Racial Holy War is a perfect example of something so terribly awful it can't even be used an example of how not to do something. If you desperately want to lose friends, there is no sure faster way then presenting this to them and going on what a great idea you think it is. About the only good thing to come out of it is some horrible jokes that it's about as close as one can get to a Pen-and-Paper version of /pol/, and even that's debatable. While FATAL can at least be delivered to one's roleplay group as some sort of sadistic April Fools joke, Racial Holy War truly has no redeemable qualities whatsoever. Its only function is to remain hidden somewhere in the Bermuda Triangle: its unfunny racial stereotypes, broken mechanics and incomprehensible fluff accessible only by those too stupid to live.
Creator
Many neckbeards and ca/tg/irls may ask themselves; who the fuck created this mess?

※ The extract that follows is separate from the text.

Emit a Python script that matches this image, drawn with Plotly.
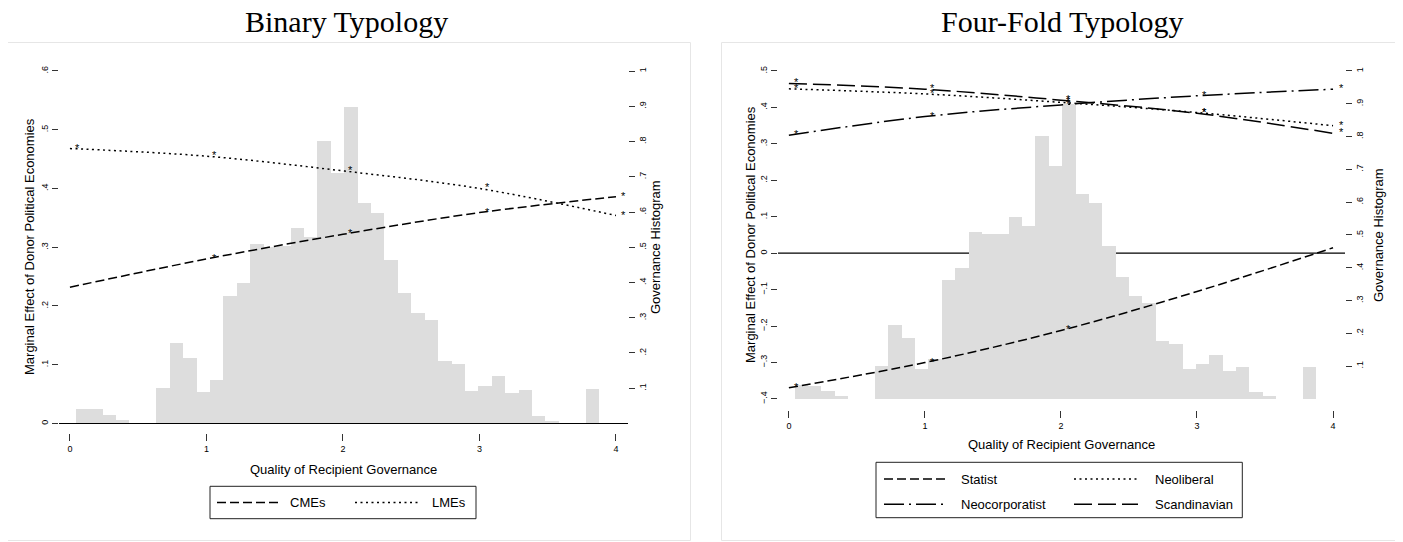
import plotly.graph_objects as go

W, H = 1403, 542

# ---------------- data ----------------
x_points = [0, 1, 2, 3, 4]
x_ticks = [0, 1, 2, 3, 4]
x_ticklabels = ["0", "1", "2", "3", "4"]

# Binary typology
cme_effect = [0.232, 0.280, 0.322, 0.359, 0.386]
lme_effect = [0.468, 0.455, 0.430, 0.400, 0.354]
cme_sig = [0, 1, 1, 1, 1]
lme_sig = [1, 1, 1, 1, 1]

# Four-fold typology
statist_effect = [-0.369, -0.300, -0.212, -0.105, 0.015]
neoliberal_effect = [0.451, 0.437, 0.414, 0.386, 0.350]
neocorp_effect = [0.324, 0.375, 0.407, 0.432, 0.450]
scandinavian_effect = [0.466, 0.450, 0.420, 0.384, 0.329]
statist_sig = [1, 1, 1, 0, 0]
neoliberal_sig = [1, 1, 1, 1, 1]
neocorp_sig = [1, 1, 1, 1, 1]
scandinavian_sig = [1, 1, 1, 1, 1]

# Governance histogram (density per bin)
hist_start = 0.043
hist_width = 0.0983
hist_density = [0.042, 0.040, 0.025, 0.009, 0.0, 0.0, 0.100, 0.227, 0.186, 0.090,
                0.122, 0.363, 0.399, 0.508, 0.502, 0.503, 0.555, 0.528, 0.802, 0.710,
                0.899, 0.626, 0.598, 0.465, 0.371, 0.314, 0.293, 0.177, 0.168, 0.091,
                0.106, 0.134, 0.086, 0.096, 0.020, 0.008, 0.0, 0.0, 0.099]
hist_centers = [hist_start + hist_width * (i + 0.5) for i in range(len(hist_density))]

left_eff_ticks = [0, 0.1, 0.2, 0.3, 0.4, 0.5, 0.6]
left_eff_labels = ["0", ".1", ".2", ".3", ".4", ".5", ".6"]
right_eff_ticks = [-0.4, -0.3, -0.2, -0.1, 0, 0.1, 0.2, 0.3, 0.4, 0.5]
right_eff_labels = ["\u2212.4", "\u2212.3", "\u2212.2", "\u2212.1", "0", ".1", ".2", ".3", ".4", ".5"]
hist_ticks = [0.1, 0.2, 0.3, 0.4, 0.5, 0.6, 0.7, 0.8, 0.9, 1.0]
hist_labels = [".1", ".2", ".3", ".4", ".5", ".6", ".7", ".8", ".9", "1"]

# ---------------- style ----------------
SANS = "Liberation Sans, Arial, Helvetica, sans-serif"
SERIF = "Liberation Serif, Times New Roman, serif"
BAR = "#dddddd"
DASH = "9px,4px"
DOT = "2px,3.5px"
DASHDOT = "20px,5px,2px,5px"
LONGDASH = "18px,6px"
LW = 1.5
OFF = 8  # the page body has a default 8px margin


def PX(v):
    return (v - OFF) / W


def PY(v):
    return 1 - (v - OFF) / H


fig = go.Figure()

# left panel
fig.add_trace(go.Bar(x=hist_centers, y=hist_density, width=hist_width,
                     marker=dict(color=BAR, line=dict(width=0)),
                     xaxis="x", yaxis="y", showlegend=False, hoverinfo="skip"))
fig.add_trace(go.Scatter(x=x_points, y=cme_effect, mode="lines", line_shape="spline",
                         line=dict(color="black", width=LW, dash=DASH),
                         xaxis="x", yaxis="y2", name="CMEs", showlegend=False))
fig.add_trace(go.Scatter(x=x_points, y=lme_effect, mode="lines", line_shape="spline",
                         line=dict(color="black", width=LW, dash=DOT),
                         xaxis="x", yaxis="y2", name="LMEs", showlegend=False))

# right panel
fig.add_trace(go.Bar(x=hist_centers, y=hist_density, width=hist_width,
                     marker=dict(color=BAR, line=dict(width=0)),
                     xaxis="x2", yaxis="y3", showlegend=False, hoverinfo="skip"))
right_series = [
    ("Statist", statist_effect, DASH, statist_sig),
    ("Neoliberal", neoliberal_effect, DOT, neoliberal_sig),
    ("Neocorporatist", neocorp_effect, DASHDOT, neocorp_sig),
    ("Scandinavian", scandinavian_effect, LONGDASH, scandinavian_sig),
]
for name, vals, dash, sig in right_series:
    fig.add_trace(go.Scatter(x=x_points, y=vals, mode="lines", line_shape="spline",
                             line=dict(color="black", width=LW, dash=dash),
                             xaxis="x2", yaxis="y4", name=name, showlegend=False))

annotations = []
shapes = []

# significance stars
for vals, sig, xr, yr in [(cme_effect, cme_sig, "x", "y2"), (lme_effect, lme_sig, "x", "y2"),
                          (statist_effect, statist_sig, "x2", "y4"),
                          (neoliberal_effect, neoliberal_sig, "x2", "y4"),
                          (neocorp_effect, neocorp_sig, "x2", "y4"),
                          (scandinavian_effect, scandinavian_sig, "x2", "y4")]:
    for xv, yv, s in zip(x_points, vals, sig):
        if s:
            annotations.append(dict(x=xv, y=yv, xref=xr, yref=yr, text="*", showarrow=False,
                                    xshift=8, yshift=1, font=dict(family=SANS, size=11, color="black")))

# zero lines
for yr, xr in [("y2", "x domain"), ("y4", "x2 domain")]:
    shapes.append(dict(type="line", xref=xr, x0=0, x1=1, yref=yr, y0=0, y1=0,
                       line=dict(color="black", width=1.2), layer="below"))

# panel frames
shapes.append(dict(type="rect", xref="paper", yref="paper", x0=PX(3.5), x1=PX(690.5),
                   y0=PY(540.5), y1=PY(42.5), line=dict(color="#e6e6e6", width=1), layer="below"))
shapes.append(dict(type="rect", xref="paper", yref="paper", x0=PX(721.5), x1=PX(1420),
                   y0=PY(540.5), y1=PY(42.5), line=dict(color="#e6e6e6", width=1), layer="below"))

# titles
annotations.append(dict(text="Binary Typology", x=PX(346.7), y=PY(21.5), xref="paper", yref="paper",
                        showarrow=False, xanchor="center", yanchor="middle",
                        font=dict(family=SERIF, size=30, color="black")))
annotations.append(dict(text="Four-Fold Typology", x=PX(1062.7), y=PY(21.5), xref="paper", yref="paper",
                        showarrow=False, xanchor="center", yanchor="middle",
                        font=dict(family=SERIF, size=30, color="black")))

# axis titles
TF = dict(family=SANS, size=13, color="black")
for txt, xp, yp, ang in [
    ("Marginal Effect of Donor Political Economies", 29, 247, -90),
    ("Governance Histogram", 655, 247, -90),
    ("Quality of Recipient Governance", 343, 469, 0),
    ("Marginal Effect of Donor Political Economies", 750, 235, -90),
    ("Governance Histogram", 1378, 235, -90),
    ("Quality of Recipient Governance", 1061, 444, 0),
]:
    annotations.append(dict(text=txt, x=PX(xp), y=PY(yp), xref="paper", yref="paper", showarrow=False,
                            xanchor="center", yanchor="middle", textangle=ang, font=TF))


# legends (drawn manually)
def legend_box(x0, y0, x1, y1):
    shapes.append(dict(type="rect", xref="paper", yref="paper", x0=PX(x0), x1=PX(x1),
                       y0=PY(y1), y1=PY(y0), line=dict(color="#222222", width=1), fillcolor="white"))


def legend_item(sx0, sx1, yv, dash, label, tx):
    shapes.append(dict(type="line", xref="paper", yref="paper", x0=PX(sx0), x1=PX(sx1),
                       y0=PY(yv), y1=PY(yv), line=dict(color="black", width=1.6, dash=dash)))
    annotations.append(dict(text=label, x=PX(tx), y=PY(yv), xref="paper", yref="paper",
                            showarrow=False, xanchor="left", yanchor="middle", font=TF))


legend_box(210, 486.3, 476, 518.7)
legend_item(217, 282, 502.5, DASH, "CMEs", 288)
legend_item(355, 418, 502.5, DOT, "LMEs", 430)

legend_box(876, 462.3, 1242.3, 517.7)
legend_item(884, 948, 479, DASH, "Statist", 959)
legend_item(1074, 1138, 479, DOT, "Neoliberal", 1153)
legend_item(884, 948, 504.3, DASHDOT, "Neocorporatist", 959)
legend_item(1074, 1138, 504.3, LONGDASH, "Scandinavian", 1153)

tickfont = dict(family=SANS, size=9, color="black")
common_x = dict(range=[-0.08, 4.088], tickvals=x_ticks, ticktext=x_ticklabels, ticks="outside",
                ticklen=7, tickcolor="#333333", tickwidth=1, showline=False, showgrid=False,
                zeroline=False, tickfont=tickfont, fixedrange=True)
common_y = dict(ticks="outside", ticklen=6, tickcolor="#333333", tickwidth=1, showline=False,
                showgrid=False, zeroline=False, tickfont=tickfont, tickangle=-90, fixedrange=True)

fig.update_layout(
    width=W, height=H, margin=dict(l=0, r=0, t=0, b=0),
    paper_bgcolor="white", plot_bgcolor="rgba(0,0,0,0)",
    showlegend=False, bargap=0,
    xaxis=dict(domain=[PX(59), PX(628)], anchor="y", **common_x),
    yaxis=dict(domain=[PY(433), PY(66)], anchor="x", side="right", range=[-0.027, 1.0142],
               tickvals=hist_ticks, ticktext=hist_labels, **common_y),
    yaxis2=dict(overlaying="y", anchor="x", side="left", range=[-0.0162, 0.6085],
                tickvals=left_eff_ticks, ticktext=left_eff_labels, **common_y),
    xaxis2=dict(domain=[PX(778), PX(1345)], anchor="y3", **common_x),
    yaxis3=dict(domain=[PY(410), PY(66)], anchor="x2", side="right", range=[-0.0336, 1.0152],
                tickvals=hist_ticks, ticktext=hist_labels, **common_y),
    yaxis4=dict(overlaying="y3", anchor="x2", side="left", range=[-0.4302, 0.5137],
                tickvals=right_eff_ticks, ticktext=right_eff_labels, **common_y),
    annotations=annotations,
    shapes=shapes,
)

fig.write_html("out.html")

The creator is a lesser-known (thank the Emperor) racist priest, "game" creator and lobotomy recipient known as Reverand Molyneaux. No, not that Molyneaux, as Peter Molyneaux's discarded anal waste is more valuable than the reverand's contributions. His "works", if you can even call it that, consist of RaHoWa, a shitty blog and his pitifully un-entertaining and completely unreadable white supremacy fapfic known as "White Empire", which features a Gary Lu self-insert and Tom-Cruise-in-Top-Gun-ripoff known as "John Granger". I'm sure that the real John Granger, an actual fucking pilot in the US Marine Corps and a half-decent writer, is thrilled to share names with this idiot's literary projection of his tiny dick. The real John Granger knows JK Rowling and doesn't afraid of anything.
If you're noticing that Rev. Molyneaux tends to repeat the same tired plots inserts again and again across various mediums, then congratulations! You're officially smarter than he is.